North Korean defectors say human rights must be on table at summit
President Trump has only said he might raise the issue with Kim Jong Un.
Kim, who's 28, escaped North Korea in 2006 when he was 16, spent a year in China, then decided to find refuge in the U.S.
He’s one of several defectors ABC News spoke with to get their unique views on what they think of the summit.
Kim says he's "hopeful but cautiously skeptical," and thinks President Donald Trump should keep sanctions against North Korea in place to make sure Kim Jong Un doesn't acquire enough economic means to recharge the country's nuclear program.
"The U.S. priority is denuclearization and even to this day we don't know if North Korea and the U.S. share the same definition of what that is," said Kim, explaining why he had mixed feelings why he first heard about the possible meeting between the two leaders.
But his biggest concern is also personal: human rights.
"I hope that the regime would start, at least gradually, to make some commitment to improve human rights issue such as termination of the concentration camp, torture issues," said Kim. "Because that means the friends that I have left and friends that have grown up [with] in North Korea would potentially have a better chance of living."
"There are links between human rights abuse and the military program," said Lindsay Lloyd, the deputy director of Human Freedom at the Bush Institute. "It's one of the ways North Korea earns currency they use to acquire technology and acquire weapons and so forth."
"They have large programs of slave labor where they send North Koreans overseas to work in places like in Russia and China but also in the Middle East. The money doesn't go into those laborer's pockets, they all go to the government in Pyongyang and because of all the economic sanctions, North Korea is desperate to have access to western currency," Lloyd said, explaining it's important not to "lose sight of the condition of the North Korean people."

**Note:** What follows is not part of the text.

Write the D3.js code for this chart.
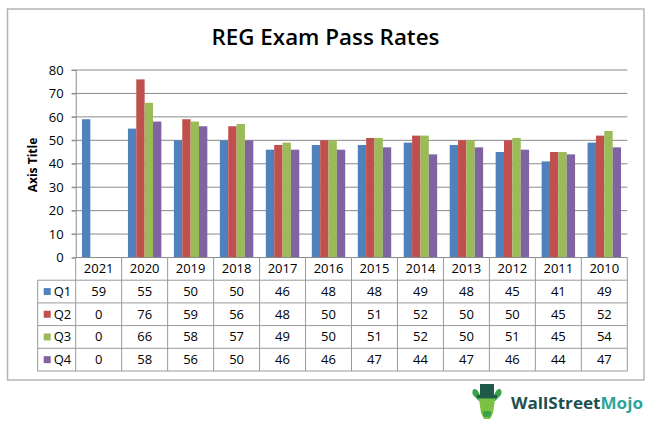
<!DOCTYPE html>
<html>
<head>
<meta charset="utf-8">
<script src="https://cdn.jsdelivr.net/npm/d3@7"></script>
<style>
  html, body { margin: 0; padding: 0; background: #fff; }
  svg { display: block; }
  text { font-family: "Open Sans", "Noto Sans", sans-serif; }
</style>
</head>
<body>
<svg id="chart" width="655" height="426"></svg>
<script>
const years = ["2021","2020","2019","2018","2017","2016","2015","2014","2013","2012","2011","2010"];
const seriesNames = ["Q1","Q2","Q3","Q4"];
const q1 = [59,55,50,50,46,48,48,49,48,45,41,49];
const q2 = [0,76,59,56,48,50,51,52,50,50,45,52];
const q3 = [0,66,58,57,49,50,51,52,50,51,45,54];
const q4 = [0,58,56,50,46,46,47,44,47,46,44,47];
const yTicks = [0,10,20,30,40,50,60,70,80];
const colors = ["#4F81BD","#C0504D","#9BBB59","#8064A2"];

const seriesValues = [q1,q2,q3,q4];
const svg = d3.select("#chart");

const L = 75.7, R = 627.3, T = 70, B = 257.5;
const rowH = 22.7;

// outer border
svg.append("rect").attr("x", 7.5).attr("y", 9).attr("width", 636.5).attr("height", 371)
  .attr("fill", "#fff").attr("stroke", "#b4b4b4").attr("stroke-width", 1.5);

// title
svg.append("text").attr("x", 325.5).attr("y", 45).attr("text-anchor", "middle")
  .attr("font-size", 22).attr("font-weight", 600).attr("fill", "#000")
  .attr("textLength", 228).attr("lengthAdjust", "spacingAndGlyphs")
  .text("REG Exam Pass Rates");

const x = d3.scaleBand().domain(years).range([L, R]).paddingInner(0).paddingOuter(0);
const xi = d3.scaleBand().domain(seriesNames).range([0, x.bandwidth()]).paddingInner(0).paddingOuter(0.75);
const y = d3.scaleLinear().domain([0, 80]).range([B, T]);

// gridlines
svg.append("g").selectAll("line").data(yTicks.filter(d => d > 0)).join("line")
  .attr("x1", L - 4).attr("x2", R).attr("y1", d => y(d)).attr("y2", d => y(d))
  .attr("stroke", "#8a8a8a").attr("stroke-width", 1);

// y axis
const yAxis = d3.axisLeft(y).tickValues(yTicks).tickSize(4).tickPadding(8);
const gy = svg.append("g").attr("transform", `translate(${L},0)`).call(yAxis);
gy.select(".domain").attr("stroke", "#8a8a8a");
gy.selectAll(".tick line").attr("stroke", "#8a8a8a");
gy.selectAll(".tick text").attr("font-size", 13).attr("fill", "#000")
  .attr("font-family", "'Open Sans', sans-serif");

// axis title
svg.append("text").attr("transform", `translate(37,165) rotate(-90)`)
  .attr("text-anchor", "middle").attr("font-size", 12).attr("font-weight", 700)
  .attr("fill", "#000").text("Axis Title");

// bars
const gBars = svg.append("g");
seriesNames.forEach((s, si) => {
  gBars.append("g").selectAll("rect").data(years.map((yr, i) => ({yr, v: seriesValues[si][i]})))
    .join("rect")
    .attr("x", d => x(d.yr) + xi(s))
    .attr("width", xi.bandwidth())
    .attr("y", d => y(d.v))
    .attr("height", d => B - y(d.v))
    .attr("fill", colors[si]);
});

// data table
const tbl = svg.append("g");
const lineColor = "#9a9a9a";
const legL = 37.7;
// horizontal lines
const hY = [B, B + rowH, B + 2*rowH, B + 3*rowH, B + 4*rowH, B + 5*rowH];
hY.forEach((yy, i) => {
  tbl.append("line").attr("x1", i === 0 ? L : legL).attr("x2", R)
    .attr("y1", yy).attr("y2", yy).attr("stroke", i === 0 ? "#8a8a8a" : lineColor);
});
// vertical lines
years.forEach(yr => {
  tbl.append("line").attr("x1", x(yr)).attr("x2", x(yr)).attr("y1", B).attr("y2", B + 5*rowH)
    .attr("stroke", lineColor);
});
tbl.append("line").attr("x1", R).attr("x2", R).attr("y1", B).attr("y2", B + 5*rowH).attr("stroke", lineColor);
tbl.append("line").attr("x1", legL).attr("x2", legL).attr("y1", B + rowH).attr("y2", B + 5*rowH).attr("stroke", lineColor);

// header labels
tbl.selectAll("text.hdr").data(years).join("text").attr("class", "hdr")
  .attr("x", d => x(d) + x.bandwidth()/2).attr("y", B + rowH/2 + 4.5)
  .attr("text-anchor", "middle").attr("font-size", 13).attr("fill", "#000").text(d => d);

// rows
seriesNames.forEach((s, si) => {
  const cy = B + rowH*(si + 1) + rowH/2;
  tbl.append("rect").attr("x", legL + 6).attr("y", cy - 3.5).attr("width", 7).attr("height", 7).attr("fill", colors[si]);
  tbl.append("text").attr("x", legL + 16).attr("y", cy + 4.5).attr("font-size", 13).attr("fill", "#000").text(s);
  tbl.append("g").selectAll("text").data(years.map((yr, i) => ({yr, v: seriesValues[si][i]})))
    .join("text")
    .attr("x", d => x(d.yr) + x.bandwidth()/2).attr("y", cy + 4.5)
    .attr("text-anchor", "middle").attr("font-size", 13).attr("fill", "#000").text(d => d.v);
});

// watermark logo
const logo = svg.append("g").attr("transform", "translate(487,403)");
logo.append("path").attr("d", "M-14,-8 C-16,-14 -12,-16 -9,-12 L-6,-6 L6,-6 L9,-12 C12,-16 16,-14 14,-8 L8,-2 L-8,-2 Z").attr("fill", "#3aa14a");
logo.append("rect").attr("x", -7).attr("y", -19).attr("width", 14).attr("height", 12).attr("fill", "#1f5a4a");
logo.append("rect").attr("x", -10).attr("y", -8).attr("width", 20).attr("height", 3).attr("fill", "#1f5a4a");
logo.append("path").attr("d", "M-8,-4 L8,-4 L6,10 L3,16 L-3,16 L-6,10 Z").attr("fill", "#7cc242");
logo.append("rect").attr("x", -4).attr("y", 8).attr("width", 8).attr("height", 6).attr("rx", 2).attr("fill", "#3aa14a");
const wt = svg.append("text").attr("x", 511).attr("y", 409).attr("font-size", 16).attr("font-weight", 700)
  .attr("textLength", 132).attr("lengthAdjust", "spacingAndGlyphs");
wt.append("tspan").attr("fill", "#1d4f4f").text("WallStreet");
wt.append("tspan").attr("fill", "#2aa59a").text("Mojo");
</script>
</body>
</html>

More than 31,000 North Korean defectors have entered South Korea, according to South Korea's Ministry of Unification. A relatively small number, about 220, came to the U.S., according to the Bush Institute.
While North Korean defectors are provided with a resettlement program catering to their specific needs in South Korea, a program that experts call "generous" and "outstanding" compared to the program in the U.S., defectors in the U.S. are treated like any other refugees.
Whether the defectors chose South Korea or the U.S. as their new home, the skepticism towards the leader of their previous home is shared.
"Without a clear condition stated from the North, Trump and Kim should not meet," said Sang Hak Park, a defector who has been living in Seoul for 18 years now. "North Korea has been lying for the past 27 years to the international society."
Kim Jong Il, Kim Jong Un's late father, broke nuclear agreements with the Clinton administration in the 1990s and the Bush administration a decade later.
"Kim Jong Un is following the exact same strategy that his father did. People are forgetting history," said Suzanne Scholte, the Chair of the North Korea Freedom Coalition, referring to the end of the 1990s and early 2000s when the North Korean regime was under "enormous stress."
"Kim Jong Il decided to have talks with South Korea, the 'sunshine policy' started, they were able to make all these promises… and what happened? Millions of people continue to die, suffer under this regime and they developed the nuclear program because they didn't follow through on the commitments," said Scholte.
"When they've lied eight times, why shouldn't they lie the ninth time?" said Park.
"What's even more important than nukes is the human rights issue," said Park. "It's the matter of whether our parents, brothers and sisters are living another 70 years as slaves of the leader or becoming free. It's an incredibly crucial time for us."
Park's family defected to Seoul in 1999. Park, who says he lived an upper-class life in Pyongyang, says he was lucky that his father was a former North Korean spy who disguised himself as a Japanese businessman in Seoul. Because of that his family had access to government officials helping them escape the country relatively easily.
"I want to ask Mr. Trump, please be on the side of the North Korean defectors and just say two things at the summit: denuclearization and termination of political prison camps. If he just says those two things, he will be remembered as a great president in history," said Park.
Although defectors regret the lack of human rights issues mentioned, one defector says Trump was right to be tough on North Korea.
"If you're soft towards North Korea, that's lowering yourself from the beginning, so they'll ask for more. It's good that the president was strong against them but we would have to see how much the U.S. could put on the table and restrain the dictator," said Grace Jo, 26, another North Korean defector and college student studying biology.
"The Panmunjom summit was a beautiful and touching moment and it warmed our hearts," said Jo about South Korean President Moon Jae-in and Kim's meeting on April 27. "But we couldn't just look at it nicely because Kim's image may have changed 100% after that and people don't know the hidden side of Kim. So it's very sad. North Korea hasn't changed for the past 70-80 years. That one moment does not change what it is."
Jo escaped with her mother and her sister in 1998 when she was six years old. Her family lived in China for 10 years, hiding from government eyes, but she was sent back to North Korea twice. She later got United Nations protection and entered the U.S. in 2008 with a refugee status.
"As a North Korea defector, [I know that] whatever decision they make, the benefits go to the leaders and the Pyongyang's upper one percent elites. No support goes to the people. I do have hope but I know that it's not going to be met, so it's sad and upsetting."